NJ Motor Vehicle Commission Encourages Drivers to “Share the Road” with Motorcycle
In an effort to support the motorcycle safety course providers, Chief Administrator Martinez announced that the MVC would be distributing 300 new, U.S. Department of Transportation-approved motorcycle helmets to training providers for students to use. The purchase of these helmets was made possible by the Motorcycle Safety Education Fund, which is supported by a legislatively mandated surcharge on motorcycle license endorsements.
Central Jersey Rider Training is one of twelve motorcycle safety training providers offering courses on a statewide basis as a part of the New Jersey Motorcycle Safety Education Program, which is administered by the MVC. Residents under the age of 18 must pass the Basic Rider Course in order to receive a motorcycle endorsement on their license, and residents of any age looking to receive the endorsement can take the same course in lieu of receiving a motorcycle permit from the MVC. Additionally, Basic Rider Course 2 is available to more experienced riders who are looking to sharpen their skills. More than 8,500 residents – both new and seasoned riders – took part in one of these programs during 2015. This is an increase of 1,000 riders from the previous year.
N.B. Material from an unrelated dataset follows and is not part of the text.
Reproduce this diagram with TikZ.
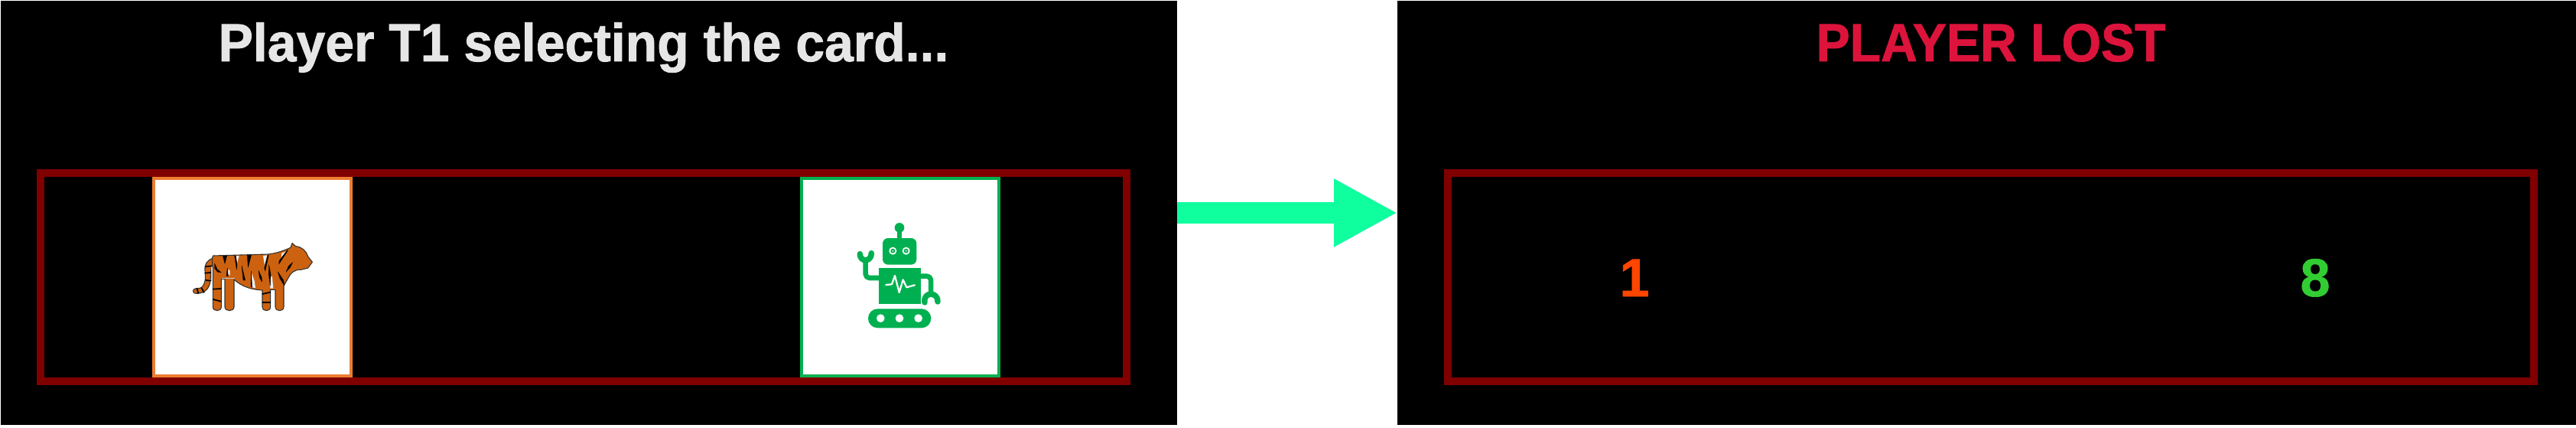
\documentclass[tikz,border=0pt]{standalone}
\usepackage{fontspec}
\usetikzlibrary{arrows.meta}
\newfontfamily\titlefont[FakeStretch=0.97,FakeBold=1.2]{Liberation Sans}
\newfontfamily\lostfont[FakeStretch=0.945,FakeBold=1.2]{Liberation Sans}
\newfontfamily\digitfont[FakeBold=1]{Liberation Sans}
\definecolor{panelred}{HTML}{800000}
\definecolor{arrowgreen}{HTML}{0FFF9F}
\definecolor{titlegray}{HTML}{E6E6E6}
\definecolor{lostred}{HTML}{DC143C}
\definecolor{oneorange}{HTML}{FF4500}
\definecolor{eightgreen}{HTML}{32CD32}
\definecolor{cardorange}{HTML}{ED7D31}
\definecolor{robotgreen}{HTML}{00B050}
\definecolor{tigerfill}{HTML}{CC620F}
\tikzset{
  panel/.style={fill=black,inner sep=0pt,outer sep=0pt,minimum height=554pt},
  tray/.style={draw=panelred,line width=10pt,inner sep=0pt,outer sep=0pt,minimum width=1420pt,minimum height=272pt},
  card/.style={fill=white,draw=#1,line width=4pt,inner sep=0pt,outer sep=0pt,minimum width=258pt,minimum height=258pt},
  bigtext/.style={font=\fontsize{70}{70}\selectfont\bfseries,anchor=base,inner sep=0pt},
  stripe/.style={fill=black,draw=black,line width=0.3pt,line join=round},
  sliver/.style={fill=white!85!gray,draw=none},
  tigerline/.style={draw=black,line cap=round},
  tigerbody/.style={fill=tigerfill,draw=black!80,line width=1.1pt,line join=round},
  robotline/.style={draw=robotgreen,line cap=round,line join=round},
}
\begin{document}
\begin{tikzpicture}[x=1pt,y=-1pt]
\useasboundingbox (0,0) rectangle (3368,559);
\fill[white] (0,0) rectangle (3368,559);
% panels
\node[panel,minimum width=1538pt] (panelA) at (770,278) {};
\node[panel,minimum width=1541pt] (panelB) at (2597.5,278) {};
% titles
\node[bigtext,text=titlegray] (titleA) at (763,80) {\titlefont\bfseries Player T1 selecting the card...};
\node[bigtext,text=lostred] (titleB) at (2603,80) {\lostfont\bfseries PLAYER LOST};
% trays
\node[tray] (trayA) at (763,362) {};
\node[tray] (trayB) at (2603,362) {};
% cards
\node[card=cardorange] (cardA) at (330,362) {};
\node[card=robotgreen] (cardB) at (1176.5,362) {};
% numbers
\node[bigtext,text=oneorange] (numA) at (2137,387) {\digitfont\bfseries 1};
\node[bigtext,text=eightgreen] (numB) at (3027,387) {\digitfont\bfseries 8};
% arrow
\draw[arrowgreen,line width=28pt,-{Triangle[length=83pt,width=83pt]}] (panelA.east) -- (panelB.west);
% tiger
\begin{scope}[shift={(180,210)},scale=0.33333]
  % tail
  \path[tigerbody]
    (296,382) .. controls (272,388) and (262,405) .. (264,430)
    .. controls (266,460) and (268,480) .. (250,497)
    .. controls (240,502) and (228,498) .. (220,504)
    .. controls (214,512) and (220,521) .. (232,520)
    .. controls (258,520) and (282,505) .. (285,470)
    .. controls (288,440) and (284,410) .. (300,395) -- cycle;
  % body
  \path[tigerbody]
    (296,372) -- (515,366) .. controls (545,362) and (575,352) .. (600,340)
    -- (606,323) -- (620,335) .. controls (645,338) and (660,352) .. (668,375)
    -- (685,397) -- (668,420) -- (640,427) .. controls (615,425) and (600,440) .. (590,460)
    -- (573,490) -- (573,572) .. controls (573,592) and (540,592) .. (540,572)
    -- (540,505) -- (521,505) -- (521,572) .. controls (521,592) and (489,592) .. (489,572)
    -- (489,507) .. controls (450,505) and (410,495) .. (378,465)
    -- (378,572) .. controls (378,592) and (342,592) .. (342,572)
    -- (342,463) -- (328,463) -- (328,572) .. controls (328,592) and (295,592) .. (295,572)
    -- (295,420) .. controls (292,395) and (290,380) .. (296,372) -- cycle;
  % light slivers
  \fill[sliver] (384,372) -- (398,372) -- (390,402) -- cycle;
  \fill[sliver] (492,372) -- (508,370) -- (498,410) -- cycle;
  \fill[sliver] (565,362) -- (582,355) -- (562,392) -- cycle;
  \fill[sliver] (446,438) -- (458,470) -- (462,498) -- (448,496) -- cycle;
  \fill[sliver] (518,450) -- (528,455) -- (532,500) -- (520,500) -- cycle;
  \fill[sliver] (355,425) -- (362,430) -- (362,448) -- (354,448) -- cycle;
  \fill[white!60!gray] (330,458) rectangle (381,463);
  \fill[white!60!gray] (287,408) rectangle (291,470);
  % top stripes
  \path[stripe] (334,373) -- (350,372) -- (342,403) -- cycle;
  \path[stripe] (380,372) -- (385,372) -- (390,410) -- (388,426) -- cycle;
  \path[stripe] (430,370) -- (446,369) -- (433,418) -- cycle;
  \path[stripe] (510,370) -- (514,370) -- (500,432) -- (497,420) -- cycle;
  \path[stripe] (586,351) -- (590,350) -- (554,405) -- (555,392) -- cycle;
  \path[stripe] (608,398) -- (592,412) -- (582,436) -- (598,418) -- cycle;
  % lower stripes
  \path[stripe] (302,402) -- (312,425) -- (328,438) -- (314,436) -- (302,422) -- cycle;
  \path[stripe] (352,420) -- (355,452) -- (348,452) -- cycle;
  \path[stripe] (408,410) -- (422,468) -- (414,468) -- cycle;
  \path[stripe] (445,432) -- (449,496) -- (444,492) -- cycle;
  \path[stripe] (474,430) -- (486,456) -- (488,474) -- (478,458) -- cycle;
  \path[stripe] (515,408) -- (522,445) -- (520,490) -- (514,445) -- cycle;
  \path[stripe] (550,435) -- (572,468) -- (576,490) -- (558,462) -- cycle;
  % leg stripes
  \draw[tigerline,line width=1.8pt] (296,503) -- (327,501);
  \draw[tigerline,line width=1.8pt] (296,543) -- (326,551);
  \draw[tigerline,line width=1.8pt] (490,522) -- (520,515);
  \draw[tigerline,line width=1.8pt] (490,556) -- (520,556);
  % tail stripes
  \draw[tigerline,line width=1.8pt] (266,415) -- (290,412);
  \draw[tigerline,line width=1.8pt] (265,440) -- (286,438);
  \draw[tigerline,line width=1.8pt] (268,468) -- (286,470);
  \draw[tigerline,line width=1.8pt] (250,498) -- (260,516);
  \draw[tigerline,line width=1.8pt] (232,500) -- (238,518);
\end{scope}
% robot
\begin{scope}[shift={(1030,210)},scale=0.33333]
  \fill[robotgreen] (438,262) circle (19);
  \fill[robotgreen] (429,262) rectangle (447,310);
  \fill[robotgreen,rounded corners=7pt] (372,303) rectangle (505,407);
  \fill[white] (412,353) circle (15);
  \fill[robotgreen] (412,353) circle (9);
  \fill[white] (412,353) circle (3);
  \fill[white] (464,353) circle (15);
  \fill[robotgreen] (464,353) circle (9);
  \fill[white] (464,353) circle (3);
  \fill[robotgreen] (356,420) rectangle (522,562);
  \draw[white,line width=2.2pt,line join=round,line cap=round] (385,486) -- (408,484) -- (420,450) -- (437,516) -- (452,466) -- (466,496) -- (498,487);
  \fill[robotgreen,rounded corners=12.4pt] (315,580) rectangle (562,655);
  \fill[white] (364,617) circle (16);
  \fill[white] (438,617) circle (16);
  \fill[white] (512,617) circle (16);
  % left arm and claw
  \draw[robotline,line width=6.5pt,rounded corners=5pt] (360,459) -- (305,459) -- (305,395);
  \draw[robotline,line width=7.5pt] (283,365) .. controls (283,398) and (328,398) .. (328,362);
  % right arm and claw
  \draw[robotline,line width=6.5pt,rounded corners=5pt] (518,452) -- (561,452) -- (561,520);
  \draw[robotline,line width=7.5pt] (537,555) .. controls (530,512) and (590,512) .. (588,552);
\end{scope}
\end{tikzpicture}
\end{document}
“The Motorcycle Safety Foundation rider training courses provide the basis for lifelong rider skill development,” said Tom Wright, President of Central Jersey Rider Training. “We teach our students to practice every ride.”
While the MVC is working hard to promote the Motorcycle Safety Education Program, the “Share the Road” campaign is intended to remind motorists to be alert for motorcycles, which can be more difficult to see than larger vehicles. The campaign features ads on NJ Transit buses, as well as an interactive website, www.njridesafe.org, which contains links to a number of motorcycle-related resources, including information on MVC-approved not-for-profit and for-profit Motorcycle Safety Education Program providers.
In 2015, there were 50 fatalities resulting from motorcycle accidents – an 18% decrease from 2014 and the lowest amount of recorded fatalities since 1999. While the results are encouraging, Chief Administrator Martinez remained guarded against complacency. “While this may seem like positive news, 50 is still too many lives lost on our roadways. These riders are your dads, your moms, your brothers, your sisters and your children. We must continue to work towards our goal of zero traffic fatalities.”